After U.S. President Joe Biden’s executive order on Ensuring Responsible Development of Digital Assets, federal agencies developed a joint fact sheet on six principal directions for digital asset regulation in the U.S.
This fact sheet summarizes nine separate reports submitted to the president to “articulate a clear framework for responsible digital asset development and pave the way for further action at home and abroad” were summarized.
The fact sheet was published on the White House’s official website on September 16th and consists of seven sections:
- Protecting Consumers, Investors, and Businesses;
- Promoting Access to Safe, Affordable Financial Services;
- Fostering Financial Stability;
- Advancing Responsible Innovation;
- Reinforcing Our Global Financial Leadership and Competitiveness;
- Fighting Illicit Finance and
- Exploring a U.S. Central Bank Digital Currency (CBDC).

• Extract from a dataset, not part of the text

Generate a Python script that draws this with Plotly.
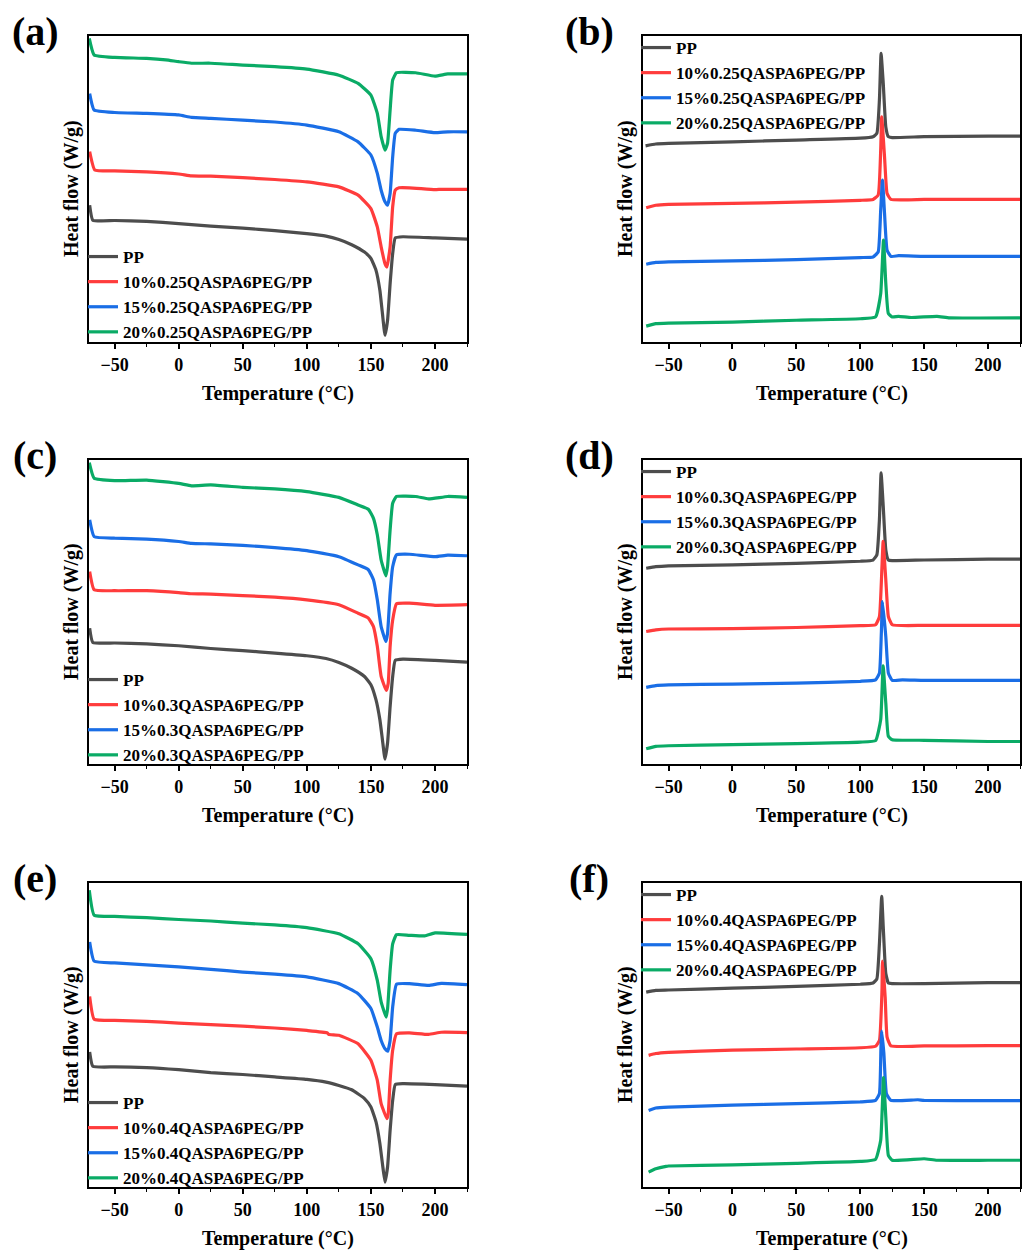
import plotly.graph_objects as go

# DSC curves. y is heat flow in arbitrary units (0-100 per panel)
names_a = ["PP", "10%0.25QASPA6PEG/PP", "15%0.25QASPA6PEG/PP", "20%0.25QASPA6PEG/PP"]
names_c = ["PP", "10%0.3QASPA6PEG/PP", "15%0.3QASPA6PEG/PP", "20%0.3QASPA6PEG/PP"]
names_e = ["PP", "10%0.4QASPA6PEG/PP", "15%0.4QASPA6PEG/PP", "20%0.4QASPA6PEG/PP"]
colors = ["#4d4d4d", "#ff3c3c", "#1a6ee6", "#0aab66"]
panel_labels = ["(a)", "(b)", "(c)", "(d)", "(e)", "(f)"]
x_ticks = [-50, 0, 50, 100, 150, 200]

# (a) heating
a_pp = [(-69.5, 44.7), (-67, 39.8), (-50, 39.7), (-25, 39.4), (0, 38.7), (25, 37.9), (50, 37.2),
        (75, 36.4), (100, 35.4), (115, 34.6), (125, 33.5), (135, 31.8), (145, 29.4), (150, 27.3),
        (154, 23.4), (157, 16.9), (159, 9.3), (161, 2.2), (163, 7.1), (165, 19.1), (167, 28.9),
        (169, 34.0), (175, 34.4), (200, 34.0), (225, 33.6)]
a_10 = [(-69.5, 62.2), (-65.5, 56.2), (-50, 55.9), (-25, 55.6), (0, 54.9), (10, 54.3), (25, 54.2),
        (50, 53.7), (75, 53.1), (100, 52.3), (125, 50.7), (140, 48.0), (150, 43.6), (155, 37.6),
        (158, 31.1), (161, 25.6), (162.5, 24.5), (165, 31.1), (167, 44.2), (169, 49.6), (172, 50.4),
        (180, 50.4), (200, 49.8), (205, 49.9), (225, 49.9)]
a_15 = [(-69.5, 81.2), (-66, 75.8), (-50, 75.0), (-25, 74.7), (0, 74.2), (10, 73.4), (25, 73.1),
        (50, 72.5), (75, 71.9), (100, 70.9), (125, 68.7), (140, 65.4), (150, 61.1), (155, 55.1),
        (158, 49.6), (161, 45.8), (163, 44.7), (165, 48.5), (167, 60.5), (169, 68.2), (172, 69.5),
        (185, 69.2), (200, 68.4), (210, 68.7), (225, 68.7)]
a_20 = [(-69.8, 99.2), (-66, 93.8), (-50, 93.0), (-25, 92.7), (-10, 92.2), (0, 91.6), (10, 91.1),
        (25, 91.1), (50, 90.5), (75, 90.0), (100, 89.2), (125, 87.2), (140, 84.5), (150, 80.7),
        (155, 74.7), (158, 67.1), (161, 62.7), (163, 65.0), (165, 75.8), (167, 85.6), (170, 88.0),
        (185, 88.0), (200, 86.9), (210, 87.6), (225, 87.6)]

# (b) cooling
b_pp = [(-68, 64.1), (-60, 64.7), (-50, 64.9), (0, 65.4), (50, 66.0), (100, 66.6), (110, 67.1),
        (113, 68.2), (115, 79.1), (116.3, 94.3), (118, 84.5), (120, 70.3), (122, 67.1), (125, 66.8),
        (150, 67.1), (200, 67.3), (225, 67.3)]
b_10 = [(-67.5, 43.9), (-60, 44.7), (-50, 45.0), (0, 45.3), (50, 45.7), (100, 46.3), (110, 46.6),
        (114, 48.0), (116, 62.7), (116.8, 73.6), (119, 60.5), (121, 48.5), (124, 46.6), (150, 46.6),
        (200, 46.6), (225, 46.6)]
b_15 = [(-67.5, 25.4), (-60, 26.0), (-50, 26.2), (0, 26.5), (50, 26.9), (100, 27.6), (110, 27.8),
        (114, 29.4), (116, 43.1), (117.4, 52.9), (119, 42.0), (121, 30.0), (124, 28.0), (130, 28.2),
        (150, 28.0), (200, 28.0), (225, 28.0)]
b_20 = [(-67.5, 5.2), (-60, 6.0), (-50, 6.2), (0, 6.5), (50, 7.1), (100, 7.6), (112, 8.2),
        (116, 15.8), (118.2, 33.3), (120, 19.1), (122, 9.3), (125, 8.2), (130, 8.4), (140, 8.0),
        (160, 8.4), (170, 7.9), (225, 7.9)]

# (c) heating
c_pp = [(-69.5, 44.7), (-67, 40.0), (-50, 39.8), (-25, 39.5), (0, 38.9), (25, 38.0), (50, 37.3),
        (75, 36.5), (100, 35.6), (115, 34.7), (125, 33.4), (135, 31.5), (145, 28.8), (150, 26.1),
        (154, 21.1), (157, 14.6), (159, 8.0), (161, 1.6), (163, 6.9), (165, 18.9), (167, 28.8),
        (169, 34.1), (175, 34.5), (200, 34.1), (225, 33.5)]
c_10 = [(-69.5, 63.3), (-66, 57.3), (-50, 57.0), (-25, 57.0), (0, 56.4), (10, 56.0), (25, 55.9),
        (50, 55.4), (75, 54.9), (100, 54.0), (125, 52.4), (140, 49.6), (148, 48.0), (152, 45.2),
        (155, 38.7), (158, 28.8), (162, 24.2), (163.5, 26.5), (165, 38.7), (167, 47.4), (170, 52.7),
        (180, 52.9), (200, 52.2), (225, 52.4)]
c_15 = [(-69.5, 80.3), (-66, 74.8), (-50, 74.3), (-25, 74.0), (0, 73.2), (10, 72.6), (25, 72.4),
        (50, 71.9), (75, 71.2), (100, 70.2), (125, 68.2), (140, 65.5), (148, 63.9), (152, 60.6),
        (155, 54.0), (158, 45.2), (161.7, 40.3), (163, 43.0), (165, 56.2), (167, 64.9), (170, 68.8),
        (180, 69.0), (200, 68.2), (210, 68.7), (225, 68.5)]
c_20 = [(-69.8, 99.1), (-66, 94.0), (-50, 93.2), (-25, 93.4), (0, 92.3), (10, 91.5), (25, 91.8),
        (50, 91.0), (75, 90.5), (100, 89.6), (125, 87.7), (140, 85.2), (148, 83.8), (152, 80.8),
        (155, 75.4), (158, 67.1), (161.7, 61.9), (163, 65.0), (165, 77.0), (167, 85.8), (170, 88.0),
        (185, 88.0), (195, 87.2), (210, 88.0), (225, 87.7)]

# (d) cooling
d_pp = [(-67.5, 64.4), (-60, 64.9), (-50, 65.2), (0, 65.5), (50, 66.0), (100, 66.7), (110, 67.1),
        (113, 68.8), (115, 80.3), (116.3, 95.8), (118, 84.7), (120, 70.4), (122, 67.1), (125, 66.9),
        (150, 67.1), (200, 67.4), (225, 67.4)]
d_10 = [(-67.5, 43.6), (-60, 44.1), (-50, 44.4), (0, 44.5), (50, 44.9), (100, 45.5), (112, 45.8),
        (115, 48.5), (117, 65.0), (117.9, 73.2), (120, 60.6), (122, 48.5), (125, 45.8), (150, 45.6),
        (200, 45.6), (225, 45.6)]
d_15 = [(-67.5, 25.2), (-60, 25.8), (-50, 26.0), (0, 26.3), (50, 26.6), (100, 27.2), (112, 27.7),
        (115, 29.9), (116.5, 43.0), (117.4, 53.4), (120, 41.9), (122, 29.9), (125, 27.5), (133, 27.7),
        (150, 27.5), (200, 27.5), (225, 27.5)]
d_20 = [(-67.5, 5.0), (-60, 5.8), (-50, 6.0), (0, 6.4), (50, 6.7), (100, 7.2), (112, 7.7),
        (116, 14.6), (117.9, 32.3), (120, 20.0), (122, 9.1), (125, 8.0), (150, 7.8), (200, 7.4),
        (225, 7.4)]

# (e) heating
e_pp = [(-69.5, 44.4), (-67, 39.7), (-50, 39.5), (-25, 39.3), (0, 38.6), (25, 37.6), (50, 37.0),
        (75, 36.2), (100, 35.4), (115, 34.5), (125, 33.4), (135, 32.0), (145, 29.1), (150, 26.3),
        (154, 21.4), (157, 14.3), (159, 7.7), (161, 1.6), (163, 6.6), (165, 18.6), (167, 28.5),
        (169, 33.7), (175, 34.0), (200, 33.7), (225, 33.2)]
e_10 = [(-69.5, 62.7), (-66, 55.2), (-50, 54.8), (-25, 54.5), (0, 53.9), (25, 53.4), (50, 52.9),
        (75, 52.3), (100, 51.5), (116, 50.7), (117, 50.2), (125, 49.9), (140, 47.1), (150, 41.7),
        (155, 35.1), (158, 27.4), (162.5, 22.5), (163.5, 24.0), (165, 35.1), (167, 45.0), (170, 50.4),
        (180, 50.7), (195, 50.2), (205, 50.9), (225, 50.8)]
e_15 = [(-69.5, 80.6), (-66, 74.3), (-50, 73.7), (-25, 73.1), (0, 72.4), (25, 71.6), (50, 70.7),
        (75, 70.0), (100, 69.1), (125, 66.9), (140, 63.6), (150, 58.7), (155, 52.6), (158, 48.2),
        (161, 45.5), (163.2, 44.7), (165, 48.2), (167, 59.2), (170, 66.7), (180, 66.9), (195, 66.3),
        (205, 67.0), (225, 66.6)]
e_20 = [(-69.8, 97.6), (-66, 89.4), (-50, 89.0), (-25, 88.6), (0, 88.0), (25, 87.5), (50, 86.8),
        (75, 86.2), (100, 85.3), (125, 83.3), (140, 80.0), (150, 75.1), (155, 68.0), (158, 60.9),
        (161.9, 55.9), (163, 58.6), (165, 71.3), (167, 80.0), (170, 83.0), (180, 82.8), (192, 82.6),
        (200, 83.6), (225, 83.1)]

# (f) cooling
f_pp = [(-67.5, 64.1), (-60, 64.7), (-50, 64.8), (0, 65.4), (50, 66.0), (100, 66.7), (110, 67.1),
        (113, 68.5), (115, 80.0), (116.8, 95.6), (118, 85.5), (120, 70.2), (122, 67.1), (125, 66.9),
        (150, 66.9), (200, 67.2), (225, 67.2)]
f_10 = [(-65.6, 43.3), (-60, 43.9), (-50, 44.3), (0, 45.0), (50, 45.4), (100, 45.8), (112, 46.3),
        (115, 48.2), (117, 64.7), (117.4, 74.3), (119.5, 62.5), (121, 49.3), (124, 46.4), (150, 46.4),
        (200, 46.5), (225, 46.5)]
f_15 = [(-65.6, 25.2), (-60, 26.0), (-50, 26.3), (0, 26.9), (50, 27.4), (100, 28.0), (112, 28.5),
        (115, 30.7), (116.2, 46.1), (116.8, 51.3), (118.5, 43.9), (120.5, 30.7), (124, 28.5),
        (145, 28.7), (150, 28.5), (200, 28.4), (225, 28.4)]
f_20 = [(-65.6, 4.9), (-60, 6.0), (-52, 6.8), (-50, 6.9), (0, 7.3), (50, 7.8), (100, 8.4), (112, 9.1),
        (116, 15.4), (118.2, 36.0), (120, 23.0), (122, 10.4), (125, 8.8), (150, 9.3), (160, 8.8),
        (200, 8.8), (225, 8.8)]

panels = [
    (names_a, [a_pp, a_10, a_15, a_20]),
    (names_a, [b_pp, b_10, b_15, b_20]),
    (names_c, [c_pp, c_10, c_15, c_20]),
    (names_c, [d_pp, d_10, d_15, d_20]),
    (names_e, [e_pp, e_10, e_15, e_20]),
    (names_e, [f_pp, f_10, f_15, f_20]),
]

# the page body has an 8px margin, so the figure is drawn 8px in from the window corner
OFF = 8
W, H = 1031 - 2 * OFF, 1259 - 2 * OFF
FONT = "Liberation Serif"

# plot-area boxes in window pixels (left, right) / (top, bottom)
col_px = [(89, 467), (643, 1020)]
row_px = [(36, 342), (460, 764), (883, 1187)]
# legend anchor (left x, top y) in window pixels
legend_px = [(83, 239), (636, 30), (83, 662), (636, 454), (83, 1085), (636, 877)]


def px_x(v):
    return (v - OFF) / W


def px_y(v):
    return 1 - (v - OFF) / H


fig = go.Figure()
layout = {}

for i, (names, curves) in enumerate(panels):
    r, c = divmod(i, 2)
    x0, x1 = col_px[c]
    y0, y1 = row_px[r]
    n = "" if i == 0 else str(i + 1)
    leg = "legend" + n
    for name, pts, col in zip(names, curves, colors):
        fig.add_trace(go.Scatter(
            x=[p[0] for p in pts], y=[p[1] for p in pts],
            mode="lines", name=name,
            line=dict(color=col, width=3.2, shape="spline", smoothing=0.4),
            xaxis="x" + n, yaxis="y" + n, legend=leg,
        ))
    layout["xaxis" + n] = dict(
        domain=[px_x(x0), px_x(x1)], anchor="y" + n, range=[-70, 225],
        tickvals=x_ticks, ticks="outside", ticklen=5, tickwidth=1.5, tickcolor="black",
        minor=dict(dtick=25, tick0=-25, ticks="outside", ticklen=3, tickwidth=1.2, tickcolor="black"),
        showgrid=False, zeroline=False, showline=True, mirror=True,
        linecolor="black", linewidth=1.8,
        tickfont=dict(family=FONT, size=18, color="black", weight="bold"),
    )
    layout["yaxis" + n] = dict(
        domain=[px_y(y1), px_y(y0)], anchor="x" + n, range=[0, 100],
        showticklabels=False, ticks="", showgrid=False, zeroline=False,
        showline=True, mirror=True, linecolor="black", linewidth=1.8,
    )
    lx, ly = legend_px[i]
    layout[leg] = dict(
        x=px_x(lx), y=px_y(ly), xanchor="left", yanchor="top",
        bgcolor="rgba(0,0,0,0)", borderwidth=0, tracegroupgap=0,
        itemwidth=30, font=dict(family=FONT, size=17, color="black", weight="bold"),
    )

annotations = []
for i, lab in enumerate(panel_labels):
    r, c = divmod(i, 2)
    x0, x1 = col_px[c]
    y0, y1 = row_px[r]
    annotations.append(dict(text=lab, x=px_x(x0 - 54), y=px_y(y0 - 5), xref="paper", yref="paper",
                            xanchor="center", yanchor="middle", showarrow=False,
                            font=dict(family=FONT, size=40, color="black", weight="bold")))
    annotations.append(dict(text="Heat flow (W/g)", textangle=-90, x=px_x(x0 - 18),
                            y=px_y((y0 + y1) / 2), xref="paper", yref="paper",
                            xanchor="center", yanchor="middle", showarrow=False,
                            font=dict(family=FONT, size=20, color="black", weight="bold")))
    annotations.append(dict(text="Temperature (°C)", x=px_x((x0 + x1) / 2), y=px_y(y1 + 51),
                            xref="paper", yref="paper", xanchor="center", yanchor="middle",
                            showarrow=False,
                            font=dict(family=FONT, size=20, color="black", weight="bold")))

fig.update_layout(
    width=W, height=H, margin=dict(l=0, r=0, t=0, b=0),
    plot_bgcolor="white", paper_bgcolor="white",
    showlegend=True, annotations=annotations, **layout,
)

fig.write_html("out.html")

A portion of the sections doesn’t have any new information. Instead, it emphasizes the principles and policies maintained by the present administration.
An example of this would be the protection of consumers and investors, with the reports urging regulators to “aggressively pursue investigations and enforcement actions against unlawful practices in the digital assets space.” However, they do not mention the segregation of regulators’ duties, which is currently one of the country’s leading regulatory problems.
Though the fact sheet claims that, regarding digital assets, the U.S. agencies will “leverage U.S. positions in international organizations to message U.S. values,” it did not state the differences between its values and Europe’s regulatory approach.
The security strategy laid out in the report made amendments to the Bank Secrecy Act, anti-tip-off statutes, and laws against unlicensed money transmitting to apply explicitly to digital asset service providers, including exchanges and NFT platforms.
Finally, the fact mentioned in U.S. CBDC reveals that the administration has already developed policy objectives for the system surrounding it. Still, the paper states that further research on the possible technological foundation of that system is needed.
Though the digital asset framework fact sheet had relatively little new information, it did reiterate some points, like the U.S.’ desire to work on a CBDC.